SAN ANTONIO, Philippines (AFP) - US and Philippine troops stormed ashore from the disputed South China Sea on Wednesday (May 9) for military exercises that President Rodrigo Duterte had promised to scrap, but quietly allowed to carry on.

The decades-old tradition appeared headed for the history books last year as a newly elected Duterte pivoted toward China - and away from long-time Philippine allies the US.

But the number of troops taking part in the drills has increased by a third from last year to 8,000, a return to figures seen in years past when the exercises served as a thinly veiled deterrent to a rising China.

The reason for Duterte's change of heart on the two-week drills codenamed "Balikatan", or "Shoulder-to-Shoulder", may be down to what experts see as careful efforts by the Filipino military to restrain their unpredictable president.

"The fact it's being done under this administration means they (Duterte's government) now have a better understanding of the security equation," political analyst Victor Andres Manhit told AFP.

Though the bulked-up manoeuvres - including a live-fire component that was dropped last year - took place on a naval base just 180 kilometres east of the Filipino-claimed Scarborough Shoal that China has controlled since 2012, the drill's leaders barely mentioned Beijing.
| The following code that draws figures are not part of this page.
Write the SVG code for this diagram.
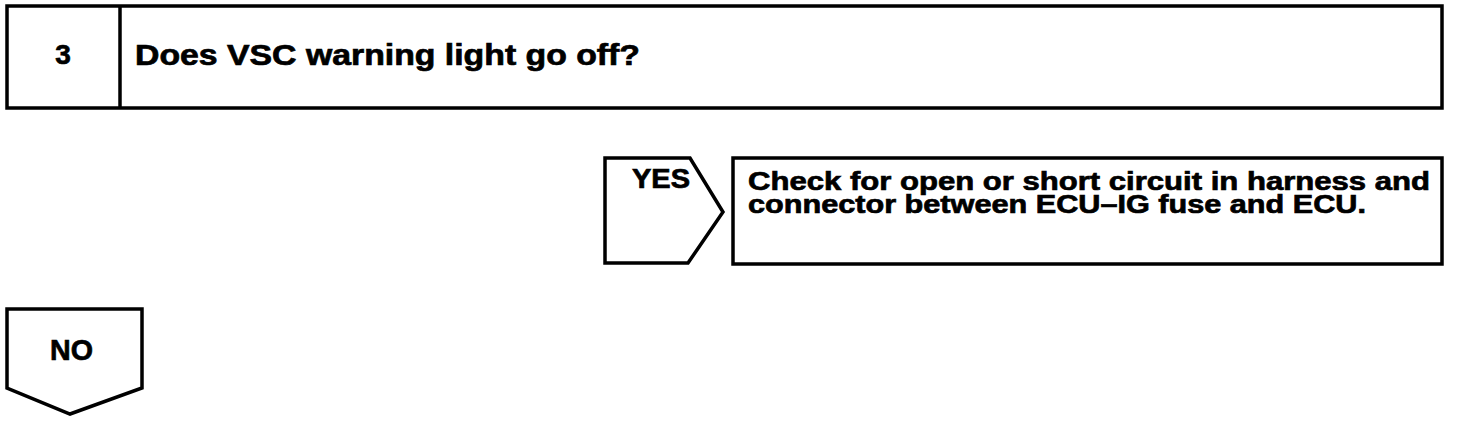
<svg xmlns="http://www.w3.org/2000/svg" width="1472" height="430" viewBox="0 0 1472 430">
<style>
.box{fill:#fff;stroke:#000;stroke-width:3.5;stroke-linejoin:miter}
.t{font-family:"Liberation Sans",Arial,sans-serif;font-weight:bold;fill:#000;stroke:#000;stroke-width:0.7}
</style>
<rect width="1472" height="430" fill="#fff"/>
<g id="step3">
<rect class="box" x="7" y="6" width="1435" height="102"/>
<line class="box" x1="120" y1="6" x2="120" y2="108"/>
<text class="t" x="63" y="64" font-size="28" text-anchor="middle">3</text>
<text class="t" x="135" y="65" font-size="29" textLength="505" lengthAdjust="spacingAndGlyphs">Does VSC warning light go off?</text>
</g>
<g id="connectors">
<g id="yes">
<path class="box" d="M605,158 H690 L723,212 L688,263 H605 Z"/>
<text class="t" x="632" y="188" font-size="27" textLength="58" lengthAdjust="spacingAndGlyphs">YES</text>
</g>
<g id="no">
<path class="box" d="M7,309 H142 V388 L70,414 L7,388 Z"/>
<text class="t" x="71.5" y="360" font-size="30" text-anchor="middle" textLength="43" lengthAdjust="spacingAndGlyphs">NO</text>
</g>
</g>
<g id="check">
<rect class="box" x="733" y="158" width="709" height="106"/>
<text class="t" x="748" y="190" font-size="26" textLength="682" lengthAdjust="spacingAndGlyphs">Check for open or short circuit in harness and</text>
<text class="t" x="748" y="213" font-size="26" textLength="618" lengthAdjust="spacingAndGlyphs">connector between ECU–IG fuse and ECU.</text>
</g>
</svg>
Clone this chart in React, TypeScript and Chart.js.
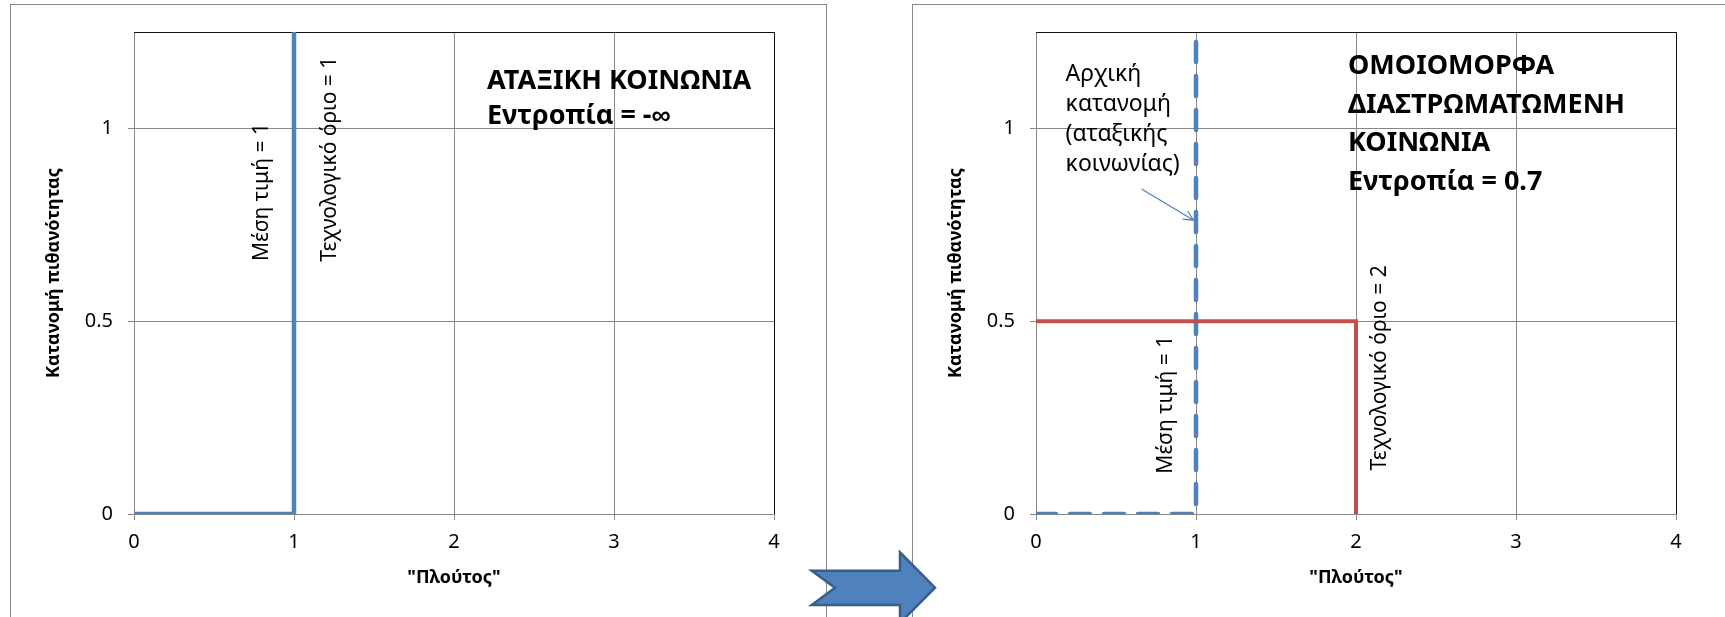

"We are an island nation. That's why we need to improve our capabilities on amphibious operations," Philippine Major-General Emmanuel Salamat told reporters.

"We're not concerned about Scarborough. We're concerned about what we're doing here."

China claims most of the South China Sea, a strategic waterway believed to harbour significant oil and natural gas deposits.

But an arbitral tribunal in The Hague in 2016 handed Manila a sweeping victory in a case filed by Duterte's predecessor Benigno Aquino.

Duterte has since reversed course and set the ruling aside, along with long-simmering friction over competing claims to the waters, in order to court Chinese trade and investment.

He has also cut two major annual naval exercises with the US and last year reduced the Balikatan contingent to 5,400 US and Filipino troops.

The decision came at a low point for US-Philippine relations, when Duterte called the American ambassador to Manila "gay" and served notice that the 2017 edition would "be the last military exercise" with the United States.

US Marine Lieutenant-Colonel Daniel Gaskell, who took part in the landing exercise on Wednesday, sidestepped media questions on Duterte's anti-US claims.

"We are welcomed here, walking in the airport, throughout your country, (but also) by the Filipino armed forces who we've interacted with," he said.

"So we're really happy to be here," Gaskell added.